Banjo player, singer, songwriter, percussive-dancer, choreographer and square-dance caller, Oakland, CA-based Evie Ladin grew up steeped in traditional folk music/dance on the East Coast, and brings a contemporary vision to her compositions and choreography while holding fast to the roots. Her performances, recordings and teaching reconnect Appalachian music/dance with other African-Diaspora traditions, and have been heard from A Prairie Home Companion to Lincoln Center, Hardly Strictly Bluegrass to Celtic Connections, Brazil to Bali. She has shared the stage with innumerable luminaries, such as Alice Gerrard, Laurie Lewis, Ralph Stanley and John McKuen, and many contemporaries.
Evie currently tours internationally with her Evie Ladin Band, and as a duo with Keith Terry. In the trad world, she teaches clawhammer banjo privately and online at Peghead Nation with over 350 students, and numerous camps and festivals. In the percussive dance world, she directs the moving choir MoToR/dance, co-founded the International Body Music Festival, does educational outreach with the multicultural Crosspulse, and is an ace freestyle flatfooter. In the songwriter world, she writes clever, poignant and funny songs, subtitling her band “neo-trad kinetic folk.” In 2024 she released two CDs, celebrating both of her musical sides: a live album of originals from her Evie Ladin Band, recorded at the esteemed Freight & Salvage, and the second totally trad fiddle/banjo duets with 17 different fiddlers, Riding the Rooster Two.

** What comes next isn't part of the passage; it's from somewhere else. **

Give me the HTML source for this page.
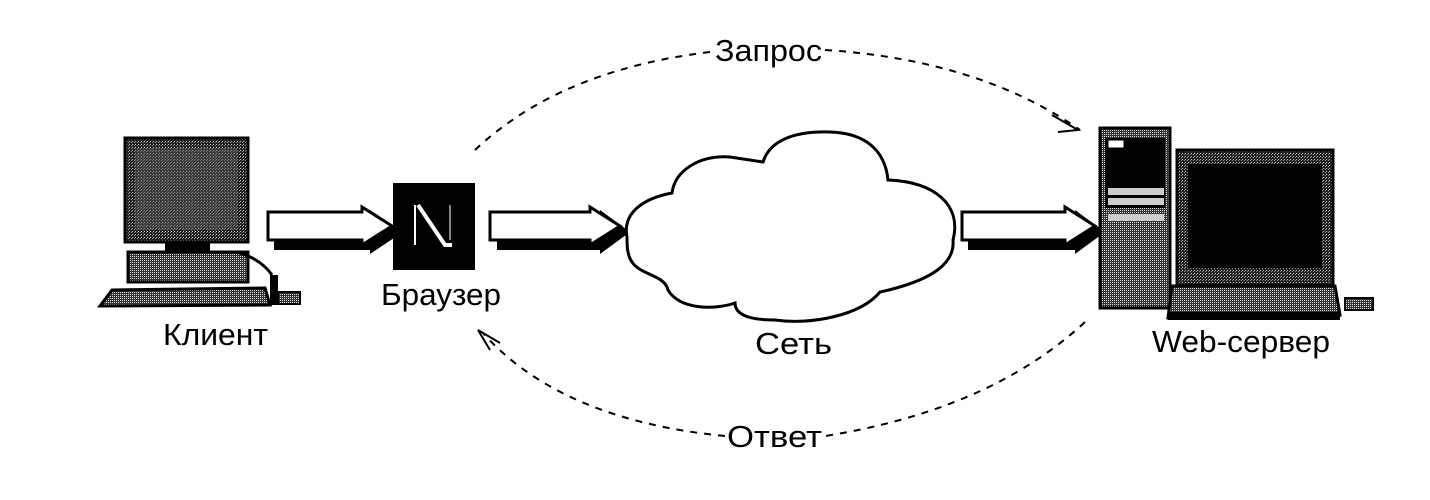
<!DOCTYPE html>
<html><head><meta charset="utf-8"><style>
html,body{margin:0;padding:0;background:#fff;}
svg{display:block;}
text{font-family:"Liberation Sans","DejaVu Sans",sans-serif;fill:#000;}
</style></head><body>
<svg width="1430" height="500" viewBox="0 0 1430 500" xmlns="http://www.w3.org/2000/svg">
<defs>
<pattern id="dith" width="3" height="3" patternUnits="userSpaceOnUse"><rect width="3" height="3" fill="#222"/><rect width="1" height="1" fill="#bbb"/><rect x="2" y="1" width="1" height="1" fill="#888"/></pattern>
<pattern id="dith2" width="2" height="2" patternUnits="userSpaceOnUse"><rect width="2" height="2" fill="#333"/><rect width="1" height="1" fill="#ddd"/></pattern>
</defs>

<!-- Client computer -->
<rect x="125" y="138" width="123" height="104" fill="url(#dith)" stroke="#000" stroke-width="3"/>
<rect x="135" y="148" width="103" height="82" fill="#555" opacity="0.5"/>
<rect x="165" y="242" width="45" height="10" fill="#000"/>
<rect x="128" y="252" width="120" height="30" fill="url(#dith2)" stroke="#000" stroke-width="3"/>
<polygon points="112,290 265,288 270,305 100,306" fill="url(#dith2)" stroke="#000" stroke-width="3"/>
<path d="M236,252 Q260,258 272,275" stroke="#000" stroke-width="3" fill="none"/>
<rect x="270" y="275" width="8" height="30" fill="#000"/>
<rect x="278" y="292" width="22" height="12" fill="url(#dith2)" stroke="#000" stroke-width="2"/>
<text x="163" y="345" font-size="31" textLength="105" lengthAdjust="spacingAndGlyphs">Клиент</text>

<!-- Arrow 1 -->
<polygon points="274,222 370,222 370,210 403,232 370,254 370,250 274,250" fill="#000"/>
<polygon points="268,212 362,212 362,207 392,226 362,245 362,240 268,240" fill="#fff" stroke="#000" stroke-width="3"/>

<!-- Browser -->
<rect x="393" y="183" width="82" height="87" fill="#000"/>
<line x1="415" y1="205" x2="415" y2="245" stroke="#fff" stroke-width="2"/>
<path d="M418,205 L445,245 L452,245" stroke="#fff" stroke-width="4" fill="none"/>
<line x1="450" y1="205" x2="450" y2="240" stroke="#888" stroke-width="2"/>
<text x="381" y="305" font-size="31" textLength="120" lengthAdjust="spacingAndGlyphs">Браузер</text>

<!-- Arrow 2 -->
<polygon points="497,222 600,222 600,210 630,232 600,254 600,250 497,250" fill="#000"/>
<polygon points="490,212 590,212 590,207 620,226 590,245 590,240 490,240" fill="#fff" stroke="#000" stroke-width="3"/>

<!-- Cloud -->
<path d="M627,237 C622,212 645,198 672,193 C675,170 700,155 730,157 L763,162 C770,140 795,131 830,132 C865,133 885,150 888,180 C935,182 962,205 953,240 C955,262 935,280 880,292 C860,316 810,325 775,320 C740,320 735,310 735,303 C715,310 680,310 668,290 C665,275 640,275 632,262 C627,255 627,245 627,237 Z" fill="#fff" stroke="#000" stroke-width="3"/>
<text x="755" y="354" font-size="31" textLength="77" lengthAdjust="spacingAndGlyphs">Сеть</text>

<!-- Arrow 3 -->
<polygon points="968,222 1075,222 1075,210 1105,232 1075,254 1075,250 968,250" fill="#000"/>
<polygon points="962,212 1065,212 1065,207 1095,226 1065,245 1065,240 962,240" fill="#fff" stroke="#000" stroke-width="3"/>

<!-- Server tower -->
<rect x="1100" y="128" width="70" height="180" fill="url(#dith2)" stroke="#000" stroke-width="3"/>
<rect x="1105" y="138" width="60" height="70" fill="#000"/>
<rect x="1108" y="140" width="16" height="8" fill="#fff" stroke="#000"/>
<rect x="1108" y="188" width="56" height="7" fill="#ccc"/>
<rect x="1108" y="198" width="56" height="7" fill="#ccc"/>
<rect x="1108" y="214" width="56" height="7" fill="#ccc"/>
<!-- Server monitor -->
<rect x="1177" y="150" width="156" height="135" fill="url(#dith)" stroke="#000" stroke-width="3"/>
<rect x="1188" y="164" width="134" height="104" fill="#000"/>
<polygon points="1172,286 1335,286 1340,315 1168,318" fill="url(#dith2)" stroke="#000" stroke-width="3"/>
<rect x="1168" y="312" width="172" height="8" fill="#000"/>
<rect x="1345" y="298" width="28" height="12" fill="url(#dith2)" stroke="#000" stroke-width="2"/>
<text x="1152" y="352" font-size="31" textLength="178" lengthAdjust="spacingAndGlyphs">Web-сервер</text>

<!-- Request arc -->
<path d="M475,150 Q560,70 710,52 M825,50 Q980,60 1080,130" stroke="#000" stroke-width="2" stroke-dasharray="7,7" fill="none"/>
<path d="M1052,115 L1078,130 L1058,132" stroke="#000" stroke-width="2" fill="none"/>
<text x="715" y="61" font-size="31" textLength="107" lengthAdjust="spacingAndGlyphs">Запрос</text>

<!-- Response arc -->
<path d="M1085,322 Q990,410 825,436 M725,436 Q560,420 482,332" stroke="#000" stroke-width="2" stroke-dasharray="7,7" fill="none"/>
<path d="M478,330 L500,343 M478,330 L490,350" stroke="#000" stroke-width="2" fill="none"/>
<text x="727" y="447" font-size="31" textLength="95" lengthAdjust="spacingAndGlyphs">Ответ</text>
</svg>
</body></html>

A highly entertaining performer, Evie enjoys facilitating arts learning in diverse communities, always connecting the music with the dance, and educating people about traditional Appalachian culture and history.
“The best example I have seen of a Neo-Trad band’s sound being authentically anchored in old time music but extending it into new and entertaining directions.”